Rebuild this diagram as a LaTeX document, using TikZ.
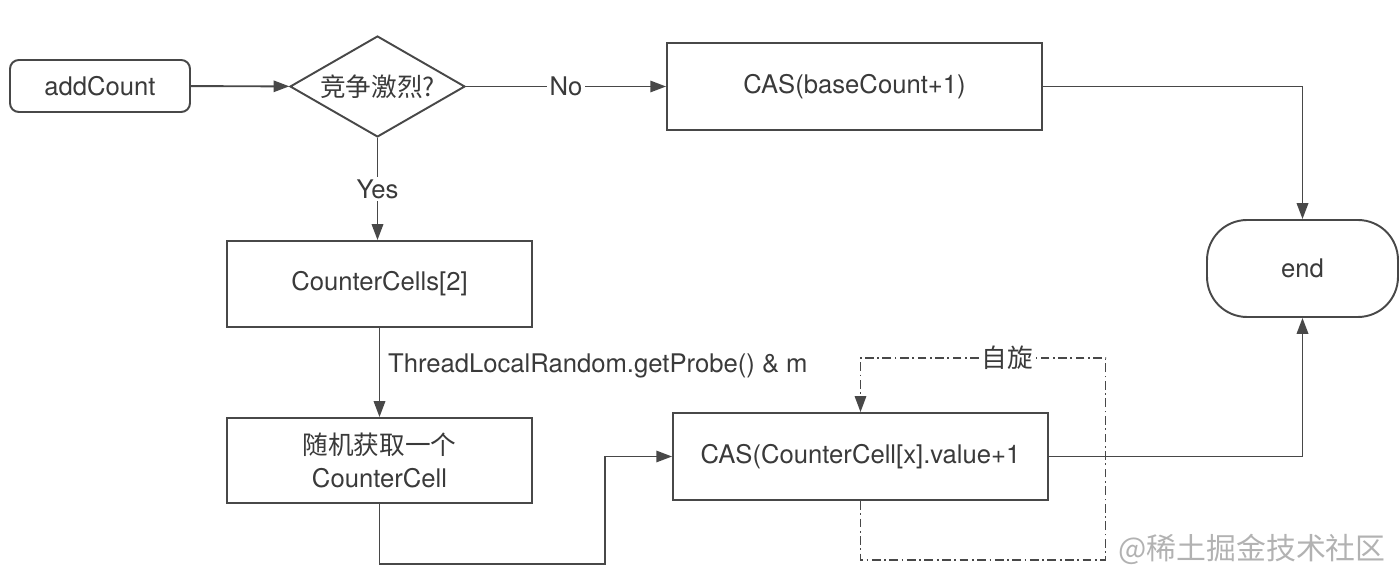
\documentclass[tikz,border=0pt]{standalone}
\usepackage{fontspec}
\setmainfont{TeX Gyre Heros}
\newfontfamily\cjk{Noto Sans CJK SC}
\usetikzlibrary{arrows.meta,calc,shapes.geometric}
\definecolor{lnegray}{RGB}{72,72,72}
\definecolor{txtgray}{RGB}{58,58,58}
\definecolor{markgray}{RGB}{178,178,178}

\begin{document}
\begin{tikzpicture}[x=0.02cm,y=-0.02cm,font=\fontsize{14.6}{19}\selectfont,
    color=lnegray,text=txtgray,line width=1.1pt,
    >={Triangle[length=9pt,width=6.5pt]},
    flowbox/.style={draw,rectangle,inner sep=2pt,align=center},
    termbox/.style={draw,rectangle,rounded corners=5pt,inner sep=2pt},
    endbox/.style={draw,rectangle,rounded corners=0.8cm,inner sep=2pt},
    decision/.style={draw,diamond,aspect=1.73,inner sep=1pt,
      minimum width=3.5cm,minimum height=2.02cm},
    lbl/.style={fill=white,inner sep=1.5pt},
    spin/.style={line width=0.9pt,dash pattern=on 5pt off 2pt on 1pt off 2pt}]
    \useasboundingbox (0,0) rectangle (1400,580);
    % boxes
    \node[termbox,minimum width=3.6cm,minimum height=1.04cm] (add) at (100,86) {addCount};
    \node[decision] (race) at (377.5,86.5) {\cjk 竞争激烈?};
    \node[flowbox,minimum width=7.5cm,minimum height=1.74cm] (base) at (854.5,86.5) {CAS(baseCount+1)};
    \node[endbox,minimum width=3.82cm,minimum height=1.94cm] (end) at (1302.5,268.5) {end};
    \node[flowbox,minimum width=6.1cm,minimum height=1.72cm] (cells) at (379.5,284) {CounterCells[2]};
    \node[flowbox,minimum width=6.1cm,minimum height=1.7cm] (pick) at (379.5,460.5) {{\cjk 随机获取一个}\\CounterCell};
    \node[flowbox,minimum width=7.5cm,minimum height=1.74cm] (cell) at (860.5,456.5) {CAS(CounterCell[x].value+1};
    \node[text=markgray,font=\cjk\fontsize{17}{20}\selectfont] (mark) at (1252,549) {@稀土掘金技术社区};
    % arrows
    \draw[->] (add) -- (race);
    \draw[->] (race) -- node[lbl]{No} (base);
    \draw[->] (race.south) -- node[lbl]{Yes} (race.south |- cells.north);
    \draw[->] (base.east) -| (end.north);
    \draw[->] (cells) -- node[right,xshift=1pt,yshift=3.5pt]{ThreadLocalRandom.getProbe() \& m} (pick);
    \draw[->] (pick.south) -- ++(0,60) -| ($(cell.west)+(-67,0)$) -- (cell.west);
    \draw[->] (cell.east) -| (end.south);
    % spin loop
    \draw[spin,->] (cell.south) -- ++(0,59) -- ++(245,0) -- ++(0,-202) coordinate (spintop)
      -- node[lbl,pos=0.4]{\cjk 自旋} (spintop -| cell.north) -- (cell.north);
  \end{tikzpicture}
\end{document}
- - - - - - -
__Problem to work on__. Write out the whole listing exactly, and drop the pictures.

__Expected output__.
Rebuild this diagram as a LaTeX document, using TikZ.
\documentclass[tikz,border=0pt]{standalone}
\usepackage{fontspec}
\setmainfont{TeX Gyre Heros}
\newfontfamily\cjk{Noto Sans CJK SC}
\usetikzlibrary{arrows.meta,calc,shapes.geometric}
\definecolor{lnegray}{RGB}{72,72,72}
\definecolor{txtgray}{RGB}{58,58,58}
\definecolor{markgray}{RGB}{178,178,178}

\begin{document}
\begin{tikzpicture}[x=0.02cm,y=-0.02cm,font=\fontsize{14.6}{19}\selectfont,
    color=lnegray,text=txtgray,line width=1.1pt,
    >={Triangle[length=9pt,width=6.5pt]},
    flowbox/.style={draw,rectangle,inner sep=2pt,align=center},
    termbox/.style={draw,rectangle,rounded corners=5pt,inner sep=2pt},
    endbox/.style={draw,rectangle,rounded corners=0.8cm,inner sep=2pt},
    decision/.style={draw,diamond,aspect=1.73,inner sep=1pt,
      minimum width=3.5cm,minimum height=2.02cm},
    lbl/.style={fill=white,inner sep=1.5pt},
    spin/.style={line width=0.9pt,dash pattern=on 5pt off 2pt on 1pt off 2pt}]
    \useasboundingbox (0,0) rectangle (1400,580);
    % boxes
    \node[termbox,minimum width=3.6cm,minimum height=1.04cm] (add) at (100,86) {addCount};
    \node[decision] (race) at (377.5,86.5) {\cjk 竞争激烈?};
    \node[flowbox,minimum width=7.5cm,minimum height=1.74cm] (base) at (854.5,86.5) {CAS(baseCount+1)};
    \node[endbox,minimum width=3.82cm,minimum height=1.94cm] (end) at (1302.5,268.5) {end};
    \node[flowbox,minimum width=6.1cm,minimum height=1.72cm] (cells) at (379.5,284) {CounterCells[2]};
    \node[flowbox,minimum width=6.1cm,minimum height=1.7cm] (pick) at (379.5,460.5) {{\cjk 随机获取一个}\\CounterCell};
    \node[flowbox,minimum width=7.5cm,minimum height=1.74cm] (cell) at (860.5,456.5) {CAS(CounterCell[x].value+1};
    \node[text=markgray,font=\cjk\fontsize{17}{20}\selectfont] (mark) at (1252,549) {@稀土掘金技术社区};
    % arrows
    \draw[->] (add) -- (race);
    \draw[->] (race) -- node[lbl]{No} (base);
    \draw[->] (race.south) -- node[lbl]{Yes} (race.south |- cells.north);
    \draw[->] (base.east) -| (end.north);
    \draw[->] (cells) -- node[right,xshift=1pt,yshift=3.5pt]{ThreadLocalRandom.getProbe() \& m} (pick);
    \draw[->] (pick.south) -- ++(0,60) -| ($(cell.west)+(-67,0)$) -- (cell.west);
    \draw[->] (cell.east) -| (end.south);
    % spin loop
    \draw[spin,->] (cell.south) -- ++(0,59) -- ++(245,0) -- ++(0,-202) coordinate (spintop)
      -- node[lbl,pos=0.4]{\cjk 自旋} (spintop -| cell.north) -- (cell.north);
  \end{tikzpicture}
\end{document}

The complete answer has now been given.